What to do
Pull out every line with the word "this".

Given information
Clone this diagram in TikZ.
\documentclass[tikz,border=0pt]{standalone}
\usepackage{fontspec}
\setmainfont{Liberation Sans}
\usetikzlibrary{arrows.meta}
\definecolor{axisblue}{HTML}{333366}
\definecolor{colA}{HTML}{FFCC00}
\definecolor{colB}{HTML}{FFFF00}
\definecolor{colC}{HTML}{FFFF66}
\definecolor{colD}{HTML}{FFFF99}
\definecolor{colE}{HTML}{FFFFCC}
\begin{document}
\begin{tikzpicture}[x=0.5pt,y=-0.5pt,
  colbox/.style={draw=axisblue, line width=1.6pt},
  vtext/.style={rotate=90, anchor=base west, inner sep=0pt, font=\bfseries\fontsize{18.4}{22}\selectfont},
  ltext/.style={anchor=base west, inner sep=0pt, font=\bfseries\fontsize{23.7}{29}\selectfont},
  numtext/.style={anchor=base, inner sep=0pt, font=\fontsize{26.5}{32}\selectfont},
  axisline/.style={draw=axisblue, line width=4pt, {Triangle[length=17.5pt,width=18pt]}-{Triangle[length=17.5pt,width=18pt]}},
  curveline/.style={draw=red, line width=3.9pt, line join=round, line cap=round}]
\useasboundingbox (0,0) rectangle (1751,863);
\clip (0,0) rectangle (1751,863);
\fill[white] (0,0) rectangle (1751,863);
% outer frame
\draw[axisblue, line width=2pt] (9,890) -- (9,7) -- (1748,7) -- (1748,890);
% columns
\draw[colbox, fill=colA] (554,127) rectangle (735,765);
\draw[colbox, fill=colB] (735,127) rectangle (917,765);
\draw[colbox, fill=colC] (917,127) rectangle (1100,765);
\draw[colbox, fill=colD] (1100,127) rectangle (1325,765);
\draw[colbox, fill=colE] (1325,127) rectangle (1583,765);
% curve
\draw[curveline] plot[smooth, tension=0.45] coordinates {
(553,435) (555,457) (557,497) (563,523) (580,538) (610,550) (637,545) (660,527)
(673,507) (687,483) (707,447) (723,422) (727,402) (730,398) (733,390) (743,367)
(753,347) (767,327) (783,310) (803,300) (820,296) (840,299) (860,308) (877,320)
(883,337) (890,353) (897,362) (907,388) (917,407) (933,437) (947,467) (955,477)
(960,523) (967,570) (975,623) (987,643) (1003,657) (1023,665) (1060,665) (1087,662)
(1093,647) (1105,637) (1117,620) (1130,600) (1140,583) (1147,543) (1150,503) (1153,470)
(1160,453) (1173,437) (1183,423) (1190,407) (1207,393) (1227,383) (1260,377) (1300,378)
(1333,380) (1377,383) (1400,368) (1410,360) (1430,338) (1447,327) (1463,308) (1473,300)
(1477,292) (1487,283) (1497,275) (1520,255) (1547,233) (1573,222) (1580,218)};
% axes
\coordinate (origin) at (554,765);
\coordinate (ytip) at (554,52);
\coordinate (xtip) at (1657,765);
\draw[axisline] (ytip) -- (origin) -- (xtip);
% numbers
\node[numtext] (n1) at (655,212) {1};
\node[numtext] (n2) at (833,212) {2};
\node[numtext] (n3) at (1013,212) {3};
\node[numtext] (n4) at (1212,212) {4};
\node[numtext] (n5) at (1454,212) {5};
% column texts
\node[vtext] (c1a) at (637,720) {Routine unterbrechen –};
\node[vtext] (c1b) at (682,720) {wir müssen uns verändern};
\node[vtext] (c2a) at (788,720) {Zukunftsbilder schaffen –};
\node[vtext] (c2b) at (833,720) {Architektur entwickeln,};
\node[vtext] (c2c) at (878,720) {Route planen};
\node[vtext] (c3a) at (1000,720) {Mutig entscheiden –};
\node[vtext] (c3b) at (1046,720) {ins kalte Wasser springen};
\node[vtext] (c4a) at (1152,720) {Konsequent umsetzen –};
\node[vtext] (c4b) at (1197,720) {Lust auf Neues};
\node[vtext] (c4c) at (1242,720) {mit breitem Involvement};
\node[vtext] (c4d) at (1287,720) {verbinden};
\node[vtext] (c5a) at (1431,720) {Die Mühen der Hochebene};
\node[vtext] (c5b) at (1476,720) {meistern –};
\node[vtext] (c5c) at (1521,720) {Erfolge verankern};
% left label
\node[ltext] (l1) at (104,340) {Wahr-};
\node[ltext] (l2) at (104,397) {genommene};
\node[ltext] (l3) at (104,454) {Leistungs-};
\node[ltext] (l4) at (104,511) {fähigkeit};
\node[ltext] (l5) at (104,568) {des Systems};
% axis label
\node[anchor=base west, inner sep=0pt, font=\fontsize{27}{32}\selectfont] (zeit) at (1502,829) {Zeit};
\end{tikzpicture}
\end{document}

...

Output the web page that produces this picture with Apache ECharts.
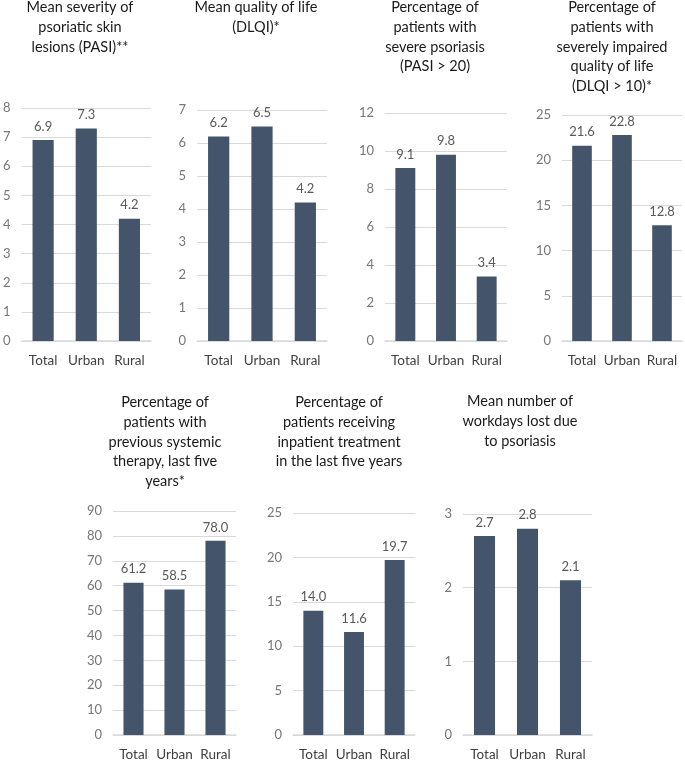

...

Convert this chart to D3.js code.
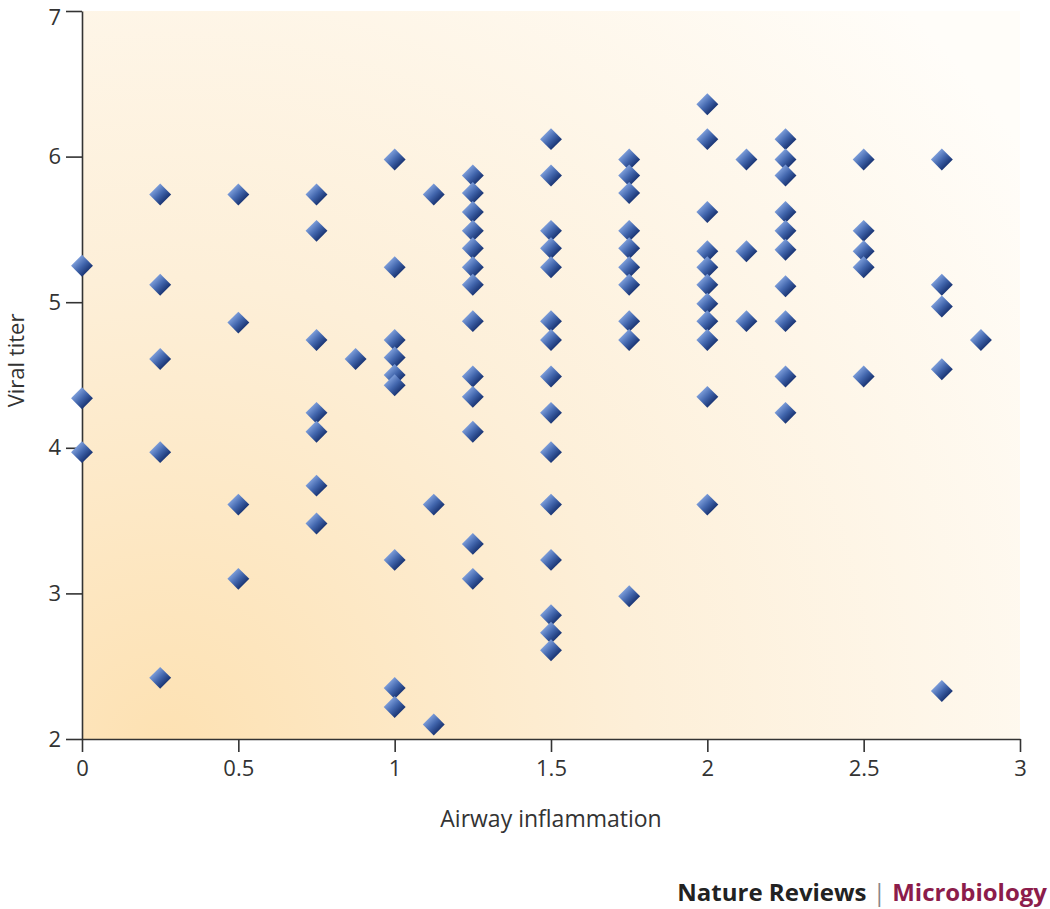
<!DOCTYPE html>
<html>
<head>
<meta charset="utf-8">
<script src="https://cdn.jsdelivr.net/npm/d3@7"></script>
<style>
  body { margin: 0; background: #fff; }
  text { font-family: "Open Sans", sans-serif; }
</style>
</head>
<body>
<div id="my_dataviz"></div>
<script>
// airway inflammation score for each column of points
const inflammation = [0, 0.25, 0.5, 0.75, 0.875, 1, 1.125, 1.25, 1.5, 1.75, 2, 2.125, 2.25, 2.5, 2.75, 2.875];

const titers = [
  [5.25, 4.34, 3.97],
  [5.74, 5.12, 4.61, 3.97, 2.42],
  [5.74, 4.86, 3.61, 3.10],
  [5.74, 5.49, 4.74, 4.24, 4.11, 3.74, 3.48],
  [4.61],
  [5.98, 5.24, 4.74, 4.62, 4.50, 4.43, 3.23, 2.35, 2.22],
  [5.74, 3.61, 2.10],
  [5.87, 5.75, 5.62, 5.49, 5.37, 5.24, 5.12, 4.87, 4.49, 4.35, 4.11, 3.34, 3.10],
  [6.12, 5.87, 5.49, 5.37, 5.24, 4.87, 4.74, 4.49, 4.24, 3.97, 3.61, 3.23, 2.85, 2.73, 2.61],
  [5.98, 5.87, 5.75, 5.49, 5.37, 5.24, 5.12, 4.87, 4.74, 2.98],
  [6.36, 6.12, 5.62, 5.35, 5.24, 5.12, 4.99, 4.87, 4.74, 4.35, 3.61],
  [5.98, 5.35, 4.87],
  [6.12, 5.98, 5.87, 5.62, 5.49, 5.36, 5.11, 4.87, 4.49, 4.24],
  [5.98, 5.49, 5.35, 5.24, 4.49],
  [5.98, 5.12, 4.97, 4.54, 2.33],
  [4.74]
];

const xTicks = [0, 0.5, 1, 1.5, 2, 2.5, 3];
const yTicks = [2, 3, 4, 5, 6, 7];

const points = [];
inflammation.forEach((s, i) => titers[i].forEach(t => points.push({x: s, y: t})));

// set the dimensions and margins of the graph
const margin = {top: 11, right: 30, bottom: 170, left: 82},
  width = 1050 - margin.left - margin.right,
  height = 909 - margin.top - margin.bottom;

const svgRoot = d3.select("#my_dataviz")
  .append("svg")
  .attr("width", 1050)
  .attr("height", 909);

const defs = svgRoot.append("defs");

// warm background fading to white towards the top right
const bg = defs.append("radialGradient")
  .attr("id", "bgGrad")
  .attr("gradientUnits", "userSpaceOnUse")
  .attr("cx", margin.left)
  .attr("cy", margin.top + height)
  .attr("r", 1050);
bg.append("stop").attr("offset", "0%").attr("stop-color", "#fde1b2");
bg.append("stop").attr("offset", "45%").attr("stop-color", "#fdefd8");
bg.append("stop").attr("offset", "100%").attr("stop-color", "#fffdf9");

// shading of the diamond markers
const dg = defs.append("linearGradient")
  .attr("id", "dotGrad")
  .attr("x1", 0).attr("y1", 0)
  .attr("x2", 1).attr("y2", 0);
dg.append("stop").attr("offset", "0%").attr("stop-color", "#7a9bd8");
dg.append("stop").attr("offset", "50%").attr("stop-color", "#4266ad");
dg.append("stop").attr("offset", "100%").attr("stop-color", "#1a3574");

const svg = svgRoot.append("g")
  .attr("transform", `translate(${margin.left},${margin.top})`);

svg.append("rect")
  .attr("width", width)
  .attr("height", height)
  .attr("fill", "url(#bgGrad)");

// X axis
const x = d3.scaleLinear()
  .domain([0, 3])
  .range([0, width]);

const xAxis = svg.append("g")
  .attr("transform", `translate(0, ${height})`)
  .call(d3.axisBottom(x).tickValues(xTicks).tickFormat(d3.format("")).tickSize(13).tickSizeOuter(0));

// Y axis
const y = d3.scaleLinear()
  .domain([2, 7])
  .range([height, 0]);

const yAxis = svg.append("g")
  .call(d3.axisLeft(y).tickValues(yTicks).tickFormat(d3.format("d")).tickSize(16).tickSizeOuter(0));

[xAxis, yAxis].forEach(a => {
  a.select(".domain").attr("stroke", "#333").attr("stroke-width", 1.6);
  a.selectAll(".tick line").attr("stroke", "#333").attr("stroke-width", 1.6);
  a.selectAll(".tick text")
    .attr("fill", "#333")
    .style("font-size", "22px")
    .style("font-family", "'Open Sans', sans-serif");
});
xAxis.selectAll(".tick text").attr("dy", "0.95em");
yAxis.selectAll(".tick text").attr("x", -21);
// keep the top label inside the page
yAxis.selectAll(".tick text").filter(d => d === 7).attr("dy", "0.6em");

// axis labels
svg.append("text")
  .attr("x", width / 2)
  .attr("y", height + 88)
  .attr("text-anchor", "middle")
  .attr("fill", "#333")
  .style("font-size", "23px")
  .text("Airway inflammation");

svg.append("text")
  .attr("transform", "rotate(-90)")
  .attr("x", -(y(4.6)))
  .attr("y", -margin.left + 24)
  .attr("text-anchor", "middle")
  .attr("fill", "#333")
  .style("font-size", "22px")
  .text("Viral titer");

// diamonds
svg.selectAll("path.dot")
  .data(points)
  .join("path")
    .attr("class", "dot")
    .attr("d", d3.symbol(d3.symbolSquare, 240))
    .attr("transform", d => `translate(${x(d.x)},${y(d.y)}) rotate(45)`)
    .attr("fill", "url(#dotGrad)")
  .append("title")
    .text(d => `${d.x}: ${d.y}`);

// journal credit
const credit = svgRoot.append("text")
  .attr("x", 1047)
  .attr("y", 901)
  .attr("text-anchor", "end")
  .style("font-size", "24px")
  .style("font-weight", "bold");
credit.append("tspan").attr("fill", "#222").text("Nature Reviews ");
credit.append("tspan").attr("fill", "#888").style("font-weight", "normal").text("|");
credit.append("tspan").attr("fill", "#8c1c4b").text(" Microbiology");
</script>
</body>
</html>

Task output
Clone this diagram in TikZ.
Output the web page that produces this picture with Apache ECharts.
Convert this chart to D3.js code.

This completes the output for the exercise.